Lots of people who 'invested' in Axie NFTs are upset at no longer being able to generate rental income from them -- but to be perfectly clear here, even when this system was working, precisely nothing of value was being generated; no goods, no services, no worthwhile product of the countless hours of labour put into the system -- just more and more meaningless scrip that only had value as long as there was a steady stream of newcomers arriving with actual real-world currency (or at least a more liquid form of cryptocurrency) in hand.
Damage the ability to generate rent or make income, and people just walk away, because nobody's playing the game for fun or fulfilment; the pyramid collapses and it leaves nothing but dust.
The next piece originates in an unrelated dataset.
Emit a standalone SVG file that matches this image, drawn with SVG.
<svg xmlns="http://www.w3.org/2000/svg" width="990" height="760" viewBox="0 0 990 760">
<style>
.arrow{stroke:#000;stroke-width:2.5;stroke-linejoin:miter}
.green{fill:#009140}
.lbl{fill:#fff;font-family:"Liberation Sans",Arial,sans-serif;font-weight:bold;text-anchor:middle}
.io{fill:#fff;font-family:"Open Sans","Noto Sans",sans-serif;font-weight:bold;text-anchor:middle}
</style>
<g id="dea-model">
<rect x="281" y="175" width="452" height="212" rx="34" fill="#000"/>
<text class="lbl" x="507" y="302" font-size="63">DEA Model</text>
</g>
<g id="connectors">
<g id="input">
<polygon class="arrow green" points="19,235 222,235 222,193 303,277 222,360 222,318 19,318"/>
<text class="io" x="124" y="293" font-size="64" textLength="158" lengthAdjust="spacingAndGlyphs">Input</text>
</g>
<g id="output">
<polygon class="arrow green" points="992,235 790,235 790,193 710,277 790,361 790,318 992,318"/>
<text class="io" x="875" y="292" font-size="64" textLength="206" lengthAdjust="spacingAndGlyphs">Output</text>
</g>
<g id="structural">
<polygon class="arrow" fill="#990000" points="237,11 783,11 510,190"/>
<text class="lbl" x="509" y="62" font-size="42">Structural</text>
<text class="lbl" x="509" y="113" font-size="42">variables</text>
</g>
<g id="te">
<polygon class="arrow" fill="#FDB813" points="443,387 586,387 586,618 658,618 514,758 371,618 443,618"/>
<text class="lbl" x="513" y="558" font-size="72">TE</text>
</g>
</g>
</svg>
Metaverses, as they slowly come into reality around us, have to be better than this. They cannot just be giant digital pyramid schemes, where those who arrive early enough, or rich enough, get to be rent-seeking landlords, and everyone else gets to be their medieval serfs (only, you know, with an even deeper level of uncomfortable inequality thrown in since many of the latter will be people in developing countries trying to make ends meet).
They cannot be this because it just won't work in the long term; the artificial scarcity you need to enforce to make this kind of system work is anathema to digital systems from the outset, and the economy it creates will move inexorably towards collapse, as many, many game designers could easily tell you.
The metaverse needs to deliver real value, not artificial scarcity; if the latter is the only business concept a metaverse pitch relies on, it needs to go back to the drawing board -- and those working to make metaverses into a reality right now need to think carefully about which bedfellows they're allowing themselves to be associated with.